Introspection Begins with "I"


"My thoughts are scattered... I throw back a few shots, and feel like nothing matters... It's like the rain don't stop."

It has been over two years, and it's still raining.

I'm not so much concerned with the suffering of the mighty; but the sacrifices of the small, unrecorded souls. It appears that for each one of us saved, another victim must be found.

This last week I saw a different side of the human condition. It reminded me of Dostoevski's statement that flatly defines man as a being who can get used to anything. "Yes, a man can get used to anything, but do not ask us how."

Her desperation and subsequent anger were born of the hopelessness of the situation, I believe. "It's all a waste of time. It all meant nothing," She said.

"It's dead now."

My initial reaction was one of disgust; pure disgust with the shear ugliness of what was behind the statement I was hearing. It felt like a very real, external kind of hatred. A hatred you could almost taste.

I sat staring at her, realizing that she was no longer a person I recognized. Her feelings were blunted. She stood on the other side of the wall that now stood between us. She stood there with her detachment. APATHY.

I went home that night and cried. And as I cried, I said the Kaddish for her. I then asked G-d to forgive me for my sins, however last minute my request was.

She taught me love. Then showed me hate.

The Hebrew word for prayer is tefilah. It is derived from the root Pe-Lamed-Lamed and the word l'hitpalel, meaning to judge oneself. This surprising word origin provides insight into the purpose of Jewish prayer.
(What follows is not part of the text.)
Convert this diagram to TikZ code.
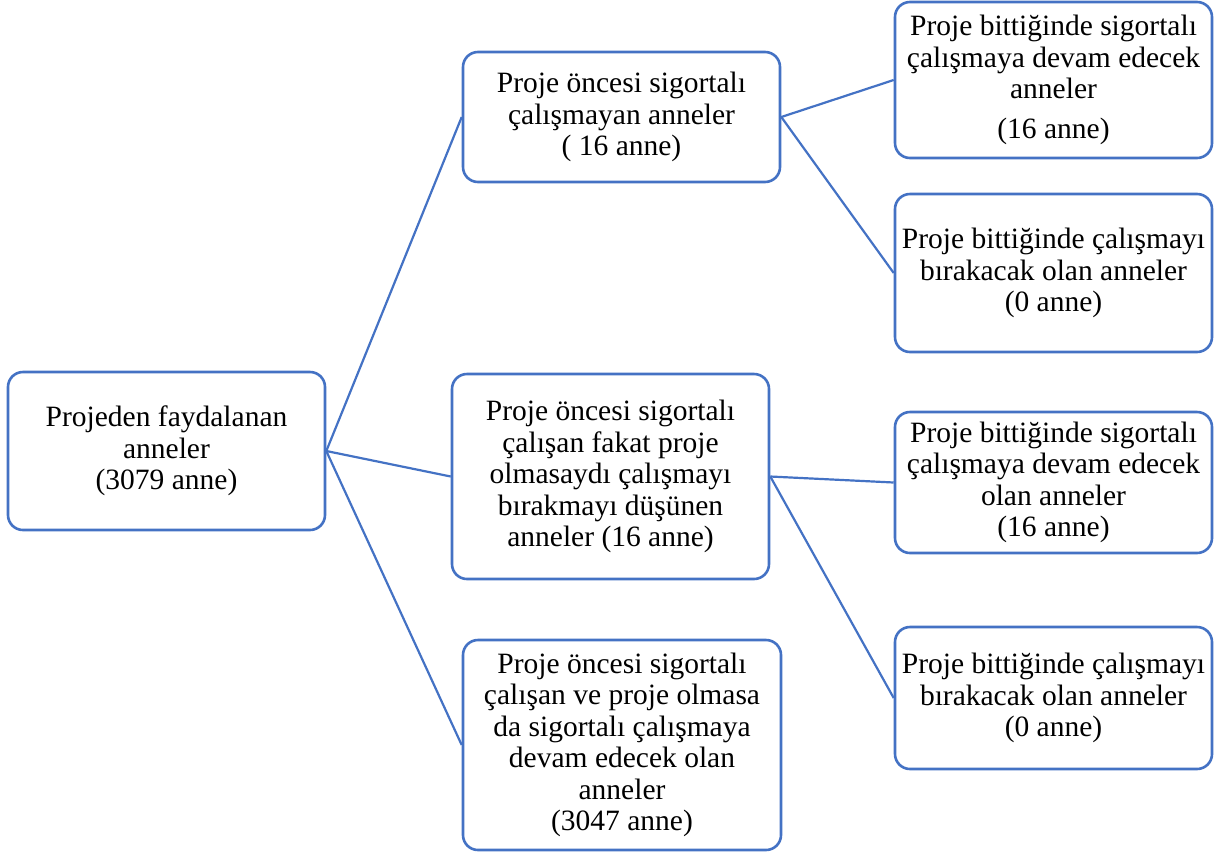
\documentclass[tikz,border=0pt]{standalone}
\usepackage{fontspec}
\setmainfont{Liberation Serif}
\definecolor{boxblue}{HTML}{4472C4}
\begin{document}
\begin{tikzpicture}[x=1pt,y=-1pt,
  box/.style={draw=boxblue, line width=2.6pt, rounded corners=15pt, fill=white,
    align=center, inner sep=0pt, font=\fontsize{29.5}{31.5}\selectfont},
  link/.style={draw=boxblue, line width=2.2pt}]
\useasboundingbox (0,0) rectangle (1217,855);
% boxes: centre, width, height
\node[box, minimum width=317pt, minimum height=158pt] (root) at (166.5,451)
  {Projeden faydalanan\\anneler\\(3079 anne)};
\node[box, minimum width=317pt, minimum height=130pt] (b1) at (621.5,117)
  {Proje öncesi sigortalı\\çalışmayan anneler\\( 16 anne)};
\node[box, minimum width=317pt, minimum height=205pt] (b2) at (610.5,476.5)
  {Proje öncesi sigortalı\\çalışan fakat proje\\olmasaydı çalışmayı\\bırakmayı düşünen\\anneler (16 anne)};
\node[box, minimum width=318pt, minimum height=210pt] (b3) at (622,745)
  {Proje öncesi sigortalı\\çalışan ve proje olmasa\\da sigortalı çalışmaya\\devam edecek olan\\anneler\\(3047 anne)};
\node[box, minimum width=317pt, minimum height=156pt] (c1) at (1053.5,80)
  {Proje bittiğinde sigortalı\\çalışmaya devam edecek\\anneler\\[8pt](16 anne)};
\node[box, minimum width=317pt, minimum height=158pt] (c2) at (1053.5,273)
  {Proje bittiğinde çalışmayı\\bırakacak olan anneler\\(0 anne)};
\node[box, minimum width=317pt, minimum height=141pt] (c3) at (1053.5,482.5)
  {Proje bittiğinde sigortalı\\çalışmaya devam edecek\\olan anneler\\(16 anne)};
\node[box, minimum width=317pt, minimum height=142pt] (c4) at (1053.5,698)
  {Proje bittiğinde çalışmayı\\bırakacak olan anneler\\(0 anne)};
% connectors
\draw[link] (root.east) -- (b1.west);
\draw[link] (root.east) -- (b2.west);
\draw[link] (root.east) -- (b3.west);
\draw[link] (b1.east) -- (c1.west);
\draw[link] (b1.east) -- (c2.west);
\draw[link] (b2.east) -- (c3.west);
\draw[link] (b2.east) -- (c4.west);
\end{tikzpicture}
\end{document}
The most important part of any Jewish prayer, whether it be a prayer of petition, of thanksgiving, of praise of G-d, or of confession, is the introspection it provides, the moment that we spend looking inside ourselves, seeing our role in the universe and our relationship to G-d.

Introspection begins with "I" - with eye.

I am sorry.

Thursday, September 10, 2009

i's wide open...

I'm sitting at a bar, reeling at the FACT that I have accidentally become the man my mother divorced. I'm a selfish, egomaniac driven by power and money. Lord, I'm trying to remember to pray.

And when I think about music, it reminds me of failed expectation. In my mind, the ends justify my meanness. I see people as obstacles generally. And THAT bothers me that it doesn't bother me.

I nuture a healthy mistrust of others in an attempt to stay healthy.